When you’re doing things correctly and comfortably, gradually increase speed - so long as technique still ‘sticks’.
Focus on a Process to Progress
Okay, so we’ve acknowledged that skill development takes time, and we know how to practice. Now how do we structure that practice? Break it down into a process. For an example, an outcome could be “I want to learn how to corner better”.
We could build a process to improve that - refer to the image above. Within each stage of the process, allow enough time to experiment with the challenge dials and session. The key is we’ve broken it down, focused on one step at a time and taken enough time at each stage to purposefully practice.
Feeling success at each stage of your process builds confidence and awareness - It’s proven to produce better results than getting fixated on the outcome you’re aiming for. This process strategy will help you spend less time in the riskier ‘cognitive’ stage, because you aren’t trying to coordinate too much at once - it’s safer because it’s simpler.
Further, because each task is more achievable you have more chance of sticking with your commitment to improve and developing your skills into an ‘association’ stage. You’ve set yourself up for success, rather than blinding aiming for an outcome.
Think of any process as a pathway to achieving an outcome. Get it right and you’ll unlock tangible progression that you can really feel.
Key points:
Focus on one thing at a time. Keep it simple.
Spend enough time practicing before moving on. An easy trap to fall into is to get a taste of success and suddenly ramp up the speed, terrain or technique and expect to replicate the same success. Take your time and practice - got it right and it felt good? Nice, now do it again.
Get feedback - whether it’s from a coach, a self-filmed video, whatever; but remember that once you’re past that initial cognitive stage, good technique feels good.
Track the Process
We need some form of analysis, and feedback from the eyes of an expert coach is invaluable. There are ways to self analyze, but just be clear on what your ideal image is. Professional athletes are an excellent place to visualize what ‘good’ looks like. Take the above video for example - can you identify the good from the bad?
Be kind to yourself along the way. We all have times where we’re ‘feeling it’ and other times where it’s just not clicking.

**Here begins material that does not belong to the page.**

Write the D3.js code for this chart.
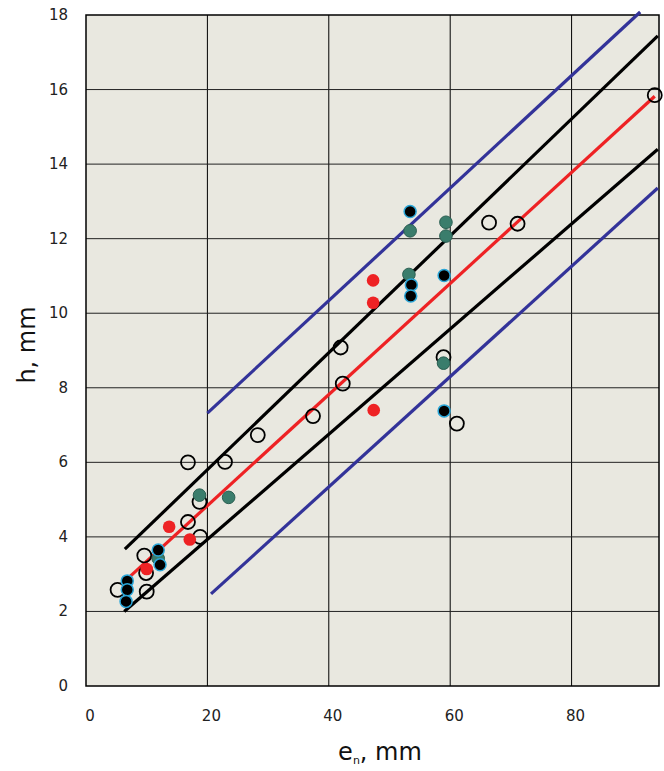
<!DOCTYPE html>
<html><head><meta charset="utf-8">
<script src="https://cdn.jsdelivr.net/npm/d3@7"></script>
<style>body{margin:0;background:#fff}svg{display:block}</style>
</head><body>
<script>
// Data
const xTicks = [0, 20, 40, 60, 80];
const yTicks = [0, 2, 4, 6, 8, 10, 12, 14, 16, 18];
const openPts = [[93.7,15.85],[71.1,12.4],[66.4,12.43],[41.95,9.08],[42.3,8.11],[58.9,8.82],[61.1,7.04],
  [37.4,7.24],[28.3,6.73],[16.8,6.0],[22.9,6.01],[18.7,4.94],[16.8,4.4],[18.8,4.0],[9.6,3.5],[9.9,3.03],[10.0,2.53],[5.2,2.58]];
const redPts = [[47.3,10.88],[47.3,10.28],[47.4,7.4],[13.7,4.27],[17.1,3.93],[10.0,3.14]];
const tealPts = [[11.9,3.42],[18.7,5.12],[23.5,5.06],[53.4,12.21],[59.3,12.44],[59.3,12.07],[53.2,11.04],[58.9,8.66]];
const blackPts = [[53.4,12.73],[53.6,10.76],[53.5,10.46],[59.0,11.01],[59.0,7.38],[11.9,3.65],[12.2,3.25],[6.8,2.82],[6.8,2.58],[6.6,2.27]];
const redLine = [[7.0,2.9],[93.7,15.82]];
const upperBlack = [[6.4,3.67],[94.2,17.44]];
const lowerBlack = [[6.3,2.0],[94.2,14.4]];
const upperBlue = [[20.0,7.32],[91.3,18.08]];
const lowerBlue = [[20.6,2.47],[94.2,13.36]];

const W = 664, H = 771;
const m = {left: 86, top: 15, right: 659, bottom: 686};
const svg = d3.select("body").append("svg").attr("width", W).attr("height", H);
const x = d3.scaleLinear().domain([0, 94.4]).range([m.left, m.right]);
const y = d3.scaleLinear().domain([0, 18]).range([m.bottom, m.top]);
const font = "'DejaVu Sans', Verdana, sans-serif";

svg.append("rect").attr("x", m.left).attr("y", m.top).attr("width", m.right - m.left).attr("height", m.bottom - m.top)
  .attr("fill", "#e9e8e0");

// grid
svg.append("g").selectAll("line").data(xTicks.filter(d => d > 0)).join("line")
  .attr("x1", d => x(d)).attr("x2", d => x(d)).attr("y1", m.top).attr("y2", m.bottom)
  .attr("stroke", "#000").attr("stroke-width", 1);
svg.append("g").selectAll("line").data(yTicks.filter(d => d > 0 && d < 18)).join("line")
  .attr("x1", m.left).attr("x2", m.right).attr("y1", d => y(d)).attr("y2", d => y(d))
  .attr("stroke", "#222").attr("stroke-width", 1);

svg.append("rect").attr("x", m.left).attr("y", m.top).attr("width", m.right - m.left).attr("height", m.bottom - m.top)
  .attr("fill", "none").attr("stroke", "#000").attr("stroke-width", 1.5);

// tick labels
svg.append("g").selectAll("text").data(xTicks).join("text")
  .attr("x", d => x(d) + 4).attr("y", 721).attr("text-anchor", "middle")
  .attr("font-family", font).attr("font-size", 15).attr("fill", "#222").text(d => d);
svg.append("g").selectAll("text").data(yTicks).join("text")
  .attr("x", 68).attr("y", d => y(d) + 5).attr("text-anchor", "end")
  .attr("font-family", font).attr("font-size", 15).attr("fill", "#222").text(d => d);

// axis titles
const xt = svg.append("text").attr("x", 380).attr("y", 760).attr("text-anchor", "middle")
  .attr("font-family", font).attr("font-size", 24).attr("fill", "#111");
xt.append("tspan").text("e");
xt.append("tspan").attr("font-size", 11).attr("dy", 4).text("n");
xt.append("tspan").attr("dy", -4).text(", mm");
svg.append("text").attr("transform", "translate(35,345) rotate(-90)").attr("text-anchor", "middle")
  .attr("font-family", font).attr("font-size", 24).attr("fill", "#111").text("h, mm");

// lines
const lg = svg.append("g");
const drawLine = (pts, color) => lg.append("line")
  .attr("x1", x(pts[0][0])).attr("y1", y(pts[0][1])).attr("x2", x(pts[1][0])).attr("y2", y(pts[1][1]))
  .attr("stroke", color).attr("stroke-width", 3.2);
drawLine(upperBlue, "#333399");
drawLine(lowerBlue, "#333399");
drawLine(upperBlack, "#000");
drawLine(lowerBlack, "#000");
drawLine(redLine, "#ee2224");

// points
svg.append("g").selectAll("circle").data(openPts).join("circle")
  .attr("cx", d => x(d[0])).attr("cy", d => y(d[1])).attr("r", 7)
  .attr("fill", "none").attr("stroke", "#000").attr("stroke-width", 1.8);
svg.append("g").selectAll("circle").data(tealPts).join("circle")
  .attr("cx", d => x(d[0])).attr("cy", d => y(d[1])).attr("r", 6.3)
  .attr("fill", "#3a7d6c").attr("stroke", "#2b5f52").attr("stroke-width", 1);
svg.append("g").selectAll("circle").data(redPts).join("circle")
  .attr("cx", d => x(d[0])).attr("cy", d => y(d[1])).attr("r", 6.3)
  .attr("fill", "#ee2224");
svg.append("g").selectAll("circle").data(blackPts).join("circle")
  .attr("cx", d => x(d[0])).attr("cy", d => y(d[1])).attr("r", 6)
  .attr("fill", "#000").attr("stroke", "#2aa6d8").attr("stroke-width", 1.5);
</script>
</body></html>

Accept this as part of the process and understand it’s perfectly normal - stay positive. Remember that failure is part of learning, view it as an opportunity to improve. One of my mentors, Ross Dunlop, once said something along the lines of ‘that person is so good because they were prepared to fail more than others’. It’s true.
On that note, don’t be afraid to take a step back if you need to. Assess where you are at and focus your time where you’re going to get the most return.
Go Learn Something New!
There we have it, some strategies to learning something new on the bike.
Committing to improvement is an admirable thing to do, because it’s vulnerable place - it’s upsetting the status quo of your riding and being prepared to take a step back to move several steps forward can be daunting.
However, if you can commit some time to purposefully practice within a carefully structured process, you’ll be well on your way to riding better and having more fun on your bike. Happy trails!
This article contains some material and ideas from the Professional Mountain Bike Instructors Association. It is written to unpack some of the riding theory behind improving your skill set on the bike. These articles are in no way ‘absolute’. Our sport is dynamic and ever changing, so there will always be exceptions to some of these general concepts.